November 3, 2019 / 9:58 AM / 18 days ago

Brexit Party leader Nigel Farage will not run in UK election

LONDON (Reuters) - Nigel Farage, the leader of Britain’s upstart Brexit Party, said on Sunday he would not stand in next month’s election, choosing instead to campaign countrywide against Prime Minister Boris Johnson’s EU divorce deal.

FILE PHOTO: Brexit Party leader Nigel Farage is interviewed after speaking during the Brexit Party general election campaign launch in London, Britain November 1, 2019. REUTERS/Peter Nicholls/File Photo

“I have thought very hard about this: How do I serve the cause of Brexit best?” he told the BBC’s Andrew Marr Show.

“Do I find a seat and try to get myself into parliament or do I serve the cause better traversing the length and breadth of the United Kingdom supporting 600 candidates, and I’ve decided the latter course is the right one.”

Farage, an anti-EU campaigner who has stood for parliament unsuccessfully seven times, set up the Brexit Party this year and swiftly won the most votes in Britain in European elections in May.

His announcement this week that the party would contest every seat on Dec. 12 was seen as a potential setback for Johnson.

It risks splitting the vote of Brexit supporters in an election that will once again pit those who want to leave the European Union against those who want to stay, more than three years after Britain voted to quit the bloc in a referendum.

Farage previously led the UK Independence Party (UKIP). The threat that it might siphon off Conservative votes played a major role in persuading then-Prime Minister David Cameron to hold the 2016 referendum.

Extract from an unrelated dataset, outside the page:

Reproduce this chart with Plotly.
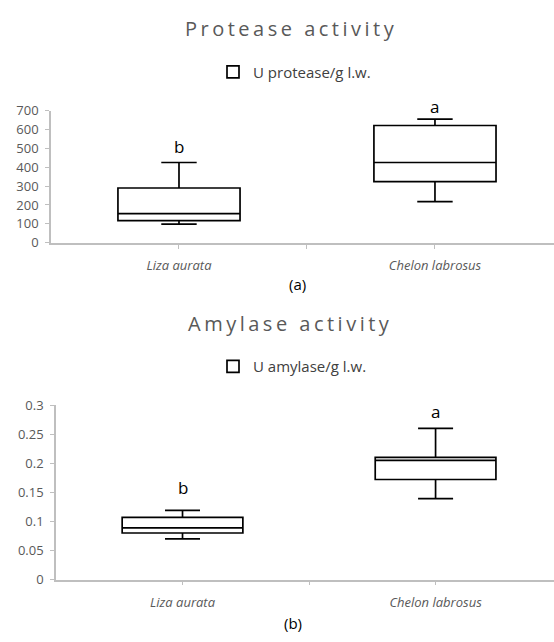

Johnson, who wants to win a new mandate to enact his divorce deal with the bloc, said he had ruled out a pact with every other party because it would only make it more likely that opposition Labour leader Jeremy Corbyn would become prime minister.

Johnson’s Conservatives are leading in the polls, but with the country still starkly divided over Brexit, the outcome is highly unpredictable.

“NOT BREXIT”

Farage said Johnson’s EU deal was “not Brexit” because it would leave Britain tied to EU institutions and rules.

“If Boris was going for a genuine Brexit, we wouldn’t need to fight against him in this election,” he said.

The government says a withdrawal agreement is the best way to smooth the transition to a future free trade deal.

Voters opposed to Brexit are divided among several opposition parties, while Johnson has aimed to rally Brexit supporters behind his Conservatives.

The pro-EU Liberal Democrats will announce a “remain pact” with the smaller Green Party and Welsh nationalist Plaid Cymru in up to 60 seats in a bid to deny Johnson a majority, the Sunday Times said.

Liberal Democrats leader Jo Swinson told Sky News’ Sophie Ridge on Sunday: “I wouldn’t necessarily assume that the numbers are accurate but we’ve been having those discussions.”

Labour, currently Britain’s biggest opposition party, has said it will renegotiate Johnson’s withdrawal agreement, and then put its deal to the public in another referendum.

Farage, whose party is supported by between 7% and 13% of voters according to recent surveys, said he had wanted to create a “leave alliance”, but his appeals to the Conservatives had gone unheeded.

Johnson, who played a leading role in the 2016 referendum campaign to leave the EU, became prime minister in July after Theresa May failed to win backing for her withdrawal agreement.

He confounded his critics by agreeing a new deal with the EU in October but failed to pass legislation in parliament in time to meet the latest deadline for leaving the bloc, on Oct. 31.

FILE PHOTO: Brexit Party leader Nigel Farage arrives to appear on BBC TV's The Andrew Marr Show in London, Britain, November 3, 2019. REUTERS/Yara Nardi/File Photo

His own failure to deliver Brexit was a “matter of deep regret”, he told Sky News, but his deal was now the only way to get Britain out of the bloc.

“The only way out of the EU now, the only way to get Brexit done, is to go with the deal that we’ve got,” he said.

(This story has been refiled to fix typo in first paragraph to say countrywide, not countywide).